2). Ci troviamo, secondo il Reale, alla prima formulazione del principio di non
contraddizione[2],
dove si intende per ‘Essere’ il Tutto, la Realtà nella sua Totalità e la
qualità dell’esistenza in quanto tale. In questo modo Parmenide rigetta
l’eracliteo divenire giudicato inammissibile perché contraddittorio. D’altra
parte l’Eleate si muove anche nella direzione di cogliere ciò che le cose hanno
in comune tra loro, ossia il fatto di essere. In questo modo si riaccende il
dibattito intorno all’archè ed al sostrato, portando però alla trasformazione
della cosmologia all’ontologia. Mentre infatti gli altri filosofi vedevano
questo principio primo in un elemento della natura in Parmenide esso coincide
con l’Essere stesso.
L’Eleate pone poi in
stretta relazione l’Essere con l’Apparire giungendo, però, ad una diversa
conclusione da quella sostenuta da Eraclito. Mentre in quest’ultimo, infatti,
Essere ed Apparire coincidono, in Parmenide questo non avviene ed il divenire è
spiegato come un entrare ed un uscire dal cerchio dell’Apparire, ricordando
sempre che la Realtà nella sua Totalità appartiene alla sfera dell’Essere.
Eraclito, quindi, trattando di generazione e corruzione mostra di fermarsi a
ciò che i sensi attestano, cadendo così in errore, mentre l’Eleate considera
che la Verità sta nella ragione, che afferma che l’Essere è (cfr. fr. 7).
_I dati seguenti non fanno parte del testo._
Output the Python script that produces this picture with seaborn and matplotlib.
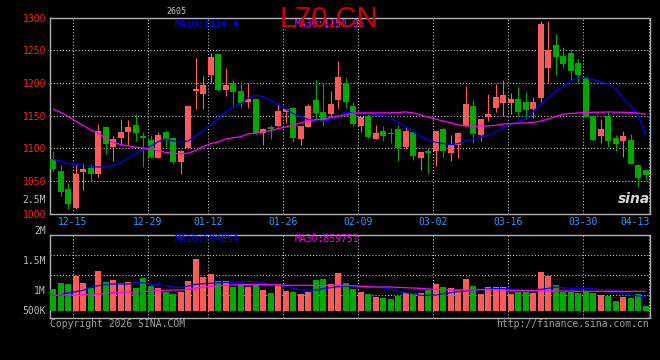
import matplotlib
matplotlib.use("Agg")
import matplotlib.pyplot as plt
import numpy as np
import pandas as pd
import seaborn as sns


# Daily bars (80 sessions, oldest first)
opens = [1084, 1065, 1037, 1009, 1064, 1070, 1061, 1132, 1102, 1115,
         1125, 1135, 1119, 1112, 1085, 1124, 1115, 1079, 1100, 1187.5,
         1183, 1212, 1244, 1189, 1199, 1187.5, 1171, 1175, 1123, 1132,
         1134, 1155, 1162, 1114, 1132, 1174, 1155, 1152, 1174, 1199,
         1164.5, 1134, 1149, 1114, 1126, 1123.5, 1129, 1102, 1125, 1085,
         1095.5, 1096, 1129, 1093, 1105, 1134, 1164.5, 1120, 1148, 1161,
         1168.5, 1168.5, 1175, 1170, 1160, 1177, 1222, 1258, 1241, 1246,
         1230, 1209.5, 1149, 1118.5, 1150, 1115, 1111, 1112, 1074, 1066]
closes = [1068, 1033, 1014, 1060, 1068, 1061, 1126, 1107, 1114, 1125,
          1132, 1123.5, 1115, 1087, 1120, 1113, 1079, 1095.5, 1164.5, 1190.5,
          1196, 1239, 1189, 1197, 1186.5, 1169, 1175, 1123, 1129, 1129,
          1157, 1160, 1115, 1134, 1164.5, 1154, 1141.5, 1167.5, 1209, 1171,
          1136.5, 1148, 1117, 1123.5, 1118.5, 1121.5, 1100.5, 1126, 1088.5, 1094.5,
          1093, 1126.5, 1095.5, 1104.5, 1123.5, 1167, 1121, 1145, 1152, 1178,
          1181.5, 1175, 1155, 1158.5, 1170, 1290, 1250.5, 1240, 1228.5, 1218.5,
          1212, 1148, 1112.5, 1130, 1111, 1107, 1119, 1075.5, 1054.5, 1058.5]
highs = [1095.5, 1074, 1046, 1074, 1077.5, 1075.5, 1136.5, 1134, 1118.5, 1144.5,
         1142.5, 1153, 1124, 1120, 1124, 1128.5, 1117.5, 1097.5, 1164.5, 1238.5,
         1210.5, 1246, 1244, 1223, 1206, 1203, 1199, 1176, 1131.5, 1135.5,
         1168.5, 1160, 1163, 1134.5, 1167, 1204.5, 1199, 1187.5, 1233.5, 1208,
         1171, 1148, 1152.5, 1135.5, 1134, 1130.5, 1135.5, 1132, 1126, 1094.5,
         1100.5, 1128.5, 1133, 1120, 1125, 1195.5, 1173.5, 1145, 1183, 1198.5,
         1204.5, 1184, 1193, 1185.5, 1179, 1295, 1295, 1275, 1254.5, 1251.5,
         1236, 1209.5, 1150.5, 1144.5, 1157, 1120, 1126, 1121.5, 1076.5, 1066]
lows = [1065, 1026.5, 1007.5, 1007.5, 1036.5, 1047.5, 1056, 1090.5, 1080.5, 1105.5,
        1105.5, 1111, 1071.5, 1084.5, 1085, 1102, 1076.5, 1061, 1098.5, 1160,
        1160, 1199, 1188, 1180, 1166, 1162, 1162, 1122, 1104.5, 1114,
        1133, 1138, 1109, 1105.5, 1132, 1144.5, 1134.5, 1148, 1162, 1161,
        1134, 1124, 1116, 1114, 1111, 1108.5, 1080.5, 1098.5, 1082, 1066.5,
        1062.5, 1073, 1087, 1080.5, 1085, 1134, 1108.5, 1111.5, 1141.5, 1156,
        1149.5, 1152.5, 1149.5, 1144.5, 1146.5, 1170, 1199, 1212, 1222.5, 1203.5,
        1199, 1147, 1111.5, 1108.5, 1102, 1095.5, 1087, 1075.5, 1041, 1051]
volumes = [959e3, 1217e3, 1161e3, 1505e3, 1217e3, 976e3, 1720e3, 1260e3, 1333e3, 1217e3,
           1234e3, 1002e3, 1432e3, 1075e3, 1002e3, 830e3, 744e3, 830e3, 1290e3, 2249e3,
           1475e3, 1591e3, 1290e3, 1290e3, 1045e3, 1118e3, 1045e3, 1148e3, 903e3, 774e3,
           1148e3, 860e3, 817e3, 744e3, 830e3, 1333e3, 1376e3, 1161e3, 1634e3, 1204e3,
           946e3, 830e3, 731e3, 602e3, 559e3, 516e3, 632e3, 787e3, 761e3, 774e3,
           903e3, 1161e3, 1032e3, 989e3, 916e3, 1376e3, 1075e3, 731e3, 1019e3, 1019e3,
           1032e3, 731e3, 817e3, 817e3, 774e3, 1677e3, 1505e3, 1118e3, 817e3, 817e3,
           774e3, 817e3, 774e3, 688e3, 645e3, 430e3, 602e3, 559e3, 731e3, 215e3]

# Moving averages as drawn on the chart
ma10 = [1083, 1080, 1076.5, 1075, 1074, 1072.5, 1071, 1071.5, 1074, 1078,
        1085, 1092, 1097.5, 1103, 1110, 1114, 1111, 1109, 1111, 1119,
        1127.5, 1135.5, 1144.5, 1156, 1163.5, 1168, 1177, 1181, 1179, 1173,
        1167, 1160, 1153, 1148, 1144, 1141.5, 1141.5, 1143.5, 1149, 1155,
        1154, 1153, 1153, 1152, 1150.5, 1146.5, 1139.5, 1133, 1125, 1117.5,
        1112.5, 1109, 1107, 1105.5, 1107, 1111, 1114, 1117, 1120, 1125,
        1131, 1136.5, 1140.5, 1145.5, 1156, 1167, 1177, 1187.5, 1195.5, 1203,
        1207, 1208, 1205, 1202, 1198, 1191.5, 1176, 1165, 1150.5, 1120]
ma30 = [1159.5, 1155, 1148.5, 1141.5, 1134.5, 1128, 1123, 1115.5, 1109, 1105.5,
        1103.5, 1101.5, 1100, 1099, 1096, 1093.5, 1092, 1091.5, 1092.5, 1096.5,
        1102.5, 1107, 1109.5, 1114, 1116, 1117.5, 1122, 1123, 1125, 1127,
        1130, 1132.5, 1135.5, 1138.5, 1142.5, 1143.5, 1144.5, 1147, 1149, 1151,
        1154, 1154, 1154, 1154, 1154, 1154, 1154.5, 1155.5, 1154, 1151,
        1147.5, 1144.5, 1141.5, 1139, 1135.5, 1134, 1133.5, 1133.5, 1134, 1135,
        1137, 1137.5, 1138.5, 1138.5, 1139.5, 1141.5, 1144.5, 1148.5, 1152, 1153,
        1154, 1154.5, 1155, 1155, 1155.5, 1155, 1155, 1154.5, 1153.5, 1152]
vol_ma10 = [674e3, 688e3, 788e3, 831e3, 889e3, 1032e3, 1089e3, 1132e3, 1161e3, 1161e3,
            1161e3, 1218e3, 1218e3, 1161e3, 1132e3, 1089e3, 1046e3, 1003e3, 1075e3, 1147e3,
            1175e3, 1190e3, 1218e3, 1233e3, 1233e3, 1247e3, 1261e3, 1261e3, 1233e3, 1132e3,
            1104e3, 1061e3, 989e3, 903e3, 889e3, 903e3, 960e3, 1003e3, 1046e3, 1075e3,
            1061e3, 1046e3, 1046e3, 1032e3, 1003e3, 932e3, 846e3, 788e3, 745e3, 674e3,
            674e3, 688e3, 745e3, 788e3, 831e3, 860e3, 903e3, 932e3, 946e3, 960e3,
            960e3, 946e3, 932e3, 917e3, 903e3, 932e3, 975e3, 1032e3, 1003e3, 975e3,
            946e3, 960e3, 946e3, 917e3, 917e3, 874e3, 774e3, 688e3, 645e3, 602e3]
vol_ma30 = [688e3, 688e3, 688e3, 688e3, 702e3, 731e3, 731e3, 760e3, 788e3, 803e3,
            817e3, 817e3, 831e3, 860e3, 874e3, 889e3, 903e3, 903e3, 946e3, 989e3,
            1032e3, 1061e3, 1075e3, 1104e3, 1118e3, 1132e3, 1147e3, 1147e3, 1147e3, 1132e3,
            1118e3, 1104e3, 1104e3, 1104e3, 1104e3, 1104e3, 1104e3, 1104e3, 1104e3, 1104e3,
            1089e3, 1061e3, 1046e3, 1032e3, 1032e3, 1032e3, 1018e3, 1003e3, 989e3, 975e3,
            946e3, 932e3, 917e3, 903e3, 903e3, 903e3, 903e3, 917e3, 917e3, 917e3,
            903e3, 889e3, 889e3, 874e3, 874e3, 874e3, 874e3, 874e3, 860e3, 860e3,
            846e3, 846e3, 846e3, 846e3, 846e3, 846e3, 846e3, 846e3, 846e3, 846e3]

date_labels = ["12-15", "12-29", "01-12", "01-26", "02-09", "03-02", "03-16", "03-30", "04-13"]
date_index = [3, 13, 21, 31, 41, 51, 61, 71, 80]
price_ticks = [1000, 1050, 1100, 1150, 1200, 1250, 1300]
vol_labels = ["2.5M", "2M", "1.5M", "1M", "500K"]

# Colours
RED = "#FF5A5A"
GREEN = "#00A800"
PALETTE = {"up": RED, "down": GREEN}
GRID = "#C8C8C8"
FRAME = "#B0B0B0"

W, H = 660, 360


def fig_rect(left, top, right, bottom):
    # pixel box -> figure fraction
    return [left / W, 1 - bottom / H, (right - left) / W, (bottom - top) / H]


df = pd.DataFrame({
    "open": opens, "high": highs, "low": lows, "close": closes,
    "volume": volumes, "ma10": ma10, "ma30": ma30,
    "vma10": vol_ma10, "vma30": vol_ma30,
})
df["idx"] = np.arange(len(df))
df["dir"] = np.where(df["close"] >= df["open"], "up", "down")

sns.set_style("dark", {"axes.facecolor": "black", "figure.facecolor": "black"})
plt.rcParams["font.family"] = ["DejaVu Sans Mono"]

fig = plt.figure(figsize=(W / 100, H / 100), dpi=100, facecolor="black")
ax = fig.add_axes(fig_rect(50, 17.5, 649.5, 213.5))
axv = fig.add_axes(fig_rect(50, 234.7, 649.5, 318.3))

x_left, x_right = -0.43, 79.51
grid_pos = np.minimum(np.array(date_index) - 0.4, x_right - 0.02)

# ---- price panel ----
colors = df["dir"].map(PALETTE)
ax.vlines(df["idx"], df["low"], df["high"], colors=colors, linewidth=0.8, zorder=3)
body_lo = df[["open", "close"]].min(axis=1)
body_h = (df["close"] - df["open"]).abs().clip(lower=1.5)
ax.bar(df["idx"], body_h, bottom=body_lo, width=0.8, color=colors, linewidth=0, zorder=3)

sns.lineplot(data=df, x="idx", y="ma10", color="#0000FF", linewidth=0.9, ax=ax, zorder=4)
sns.lineplot(data=df, x="idx", y="ma30", color="#FF00FF", linewidth=0.9, ax=ax, zorder=4)

ax.set_xlim(x_left, x_right)
ax.set_ylim(1000, 1300)
ax.set_yticks(price_ticks)
ax.set_yticklabels([str(t) for t in price_ticks], color="#FF2020", fontsize=7)
ax.set_xticks(grid_pos)
ax.set_xticklabels(date_labels, color="#3399FF", fontsize=7)
ax.get_xticklabels()[-1].set_horizontalalignment("right")
ax.tick_params(axis="both", length=0, pad=2.5)
ax.set_xlabel("")
ax.set_ylabel("")

# ---- volume panel ----
sns.barplot(data=df, x="idx", y="volume", hue="dir", palette=PALETTE, dodge=False,
            width=0.8, saturation=1, linewidth=0, legend=False, ax=axv, zorder=3)
sns.lineplot(data=df, x="idx", y="vma10", color="#0000FF", linewidth=0.9, ax=axv, zorder=4)
sns.lineplot(data=df, x="idx", y="vma30", color="#FF00FF", linewidth=0.9, ax=axv, zorder=4)

axv.set_xlim(x_left, x_right)
axv.set_ylim(-314e3, 3.281e6)
axv.set_xticks(grid_pos)
axv.set_xticklabels([])
axv.set_yticks([688e3, 1548e3, 2408e3])
axv.set_yticklabels([])
axv.tick_params(axis="both", length=0)
axv.set_xlabel("")
axv.set_ylabel("")

for a in (ax, axv):
    a.set_axisbelow(True)
    a.grid(True, color=GRID, linestyle=(0, (1, 2)), linewidth=0.75)
    for s in a.spines.values():
        s.set_color(FRAME)
        s.set_linewidth(1.0)
        s.set_visible(True)

# volume scale labels, where the chart prints them
for lab, ypx in zip(vol_labels, [200, 231, 261, 291, 311]):
    axv.text(-0.0067, (318.3 - ypx) / 83.6, lab, transform=axv.transAxes,
             ha="right", va="center", color="#B8B8B8", fontsize=7, clip_on=False)

# ---- header / footer texts ----
fig.text(176 / W, 1 - 11 / H, "2605", color="#C0C0C0", fontsize=6,
         ha="center", va="center")
fig.text(175 / W, 1 - 24 / H, "MA10:1114.4", color="#0000FF", fontsize=7, va="center")
fig.text(295 / W, 1 - 24 / H, "MA30:1150.95", color="#FF00FF", fontsize=7, va="center")
fig.text(329 / W, 1 - 27 / H, "L70.CN", color="#D00000", fontsize=21, ha="center",
         va="baseline", family=["Liberation Sans", "DejaVu Sans"])
fig.text(175 / W, 1 - 238.5 / H, "MA10:594054", color="#0000FF", fontsize=7, va="center")
fig.text(295 / W, 1 - 238.5 / H, "MA30:859751", color="#FF00FF", fontsize=7, va="center")
fig.text(50 / W, 1 - 324 / H, "Copyright 2026 SINA.COM", color="#A0A0A0", fontsize=7, va="center")
fig.text(649 / W, 1 - 324 / H, "http://finance.sina.com.cn", color="#A0A0A0", fontsize=7,
         ha="right", va="center")
fig.text(634 / W, 1 - 199 / H, "sina", color="#D8D8D8", fontsize=10, ha="center",
         va="center", style="italic", weight="bold", family=["DejaVu Sans"])

fig.savefig("out.png", dpi=100, facecolor="black")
I
sensi illudono, poiché ci fanno percepire la molteplicità delle cose e ci
testimoniano il non-Essere, mentre la ragione dice che l’Essere è pura
stabilità e non vi è dialettica tra Essere e non-Essere.
Percorrendo la via
dell’Essere Parmenide trova dei ‘segni indicatori’ (cfr. fr. 8), i quali
rivelano la natura dell’Essere stesso, ossia il suo non avere né passato né
futuro, il suo essere ingenerato ed incorruttibile, il suo essere indivisibile
ed immobile, il suo essere assolutamente compiuto come una sfera, che per gli
antichi era l’immagine della perfezione limitata per essere colta con la ragione, il suo essere uno e continuo. Il
filosofo identifica anche pensiero ed Essere (cfr. fr. 3), in quanto il
pensiero può essere tale solo se è un pensiero di qualcosa, un pensiero che ha
l’Essere come oggetto e, al tempo stesso, l’Essere ha come condizione
intrinseca quella di essere pensato (cfr. fr. 8). Essere, Pensiero e Linguaggio
si implicano mutuamente, dato che non è possibile né dire né pensare ciò che
non è (cfr. ibidem). Questo non
avviene con l’Essere che è Verità, a-letheia,
uscita dall’oblio, dal nascosto[3].
Se da un lato Parmenide
salva l’Essere, dall’altro perde i fenomeni. Questa è la grande aporia lasciata
aperta dall’Eleate ed è per questo motivo che la filosofia che succederà a lui
avrà come urgenza quella di salvare i fenomeni.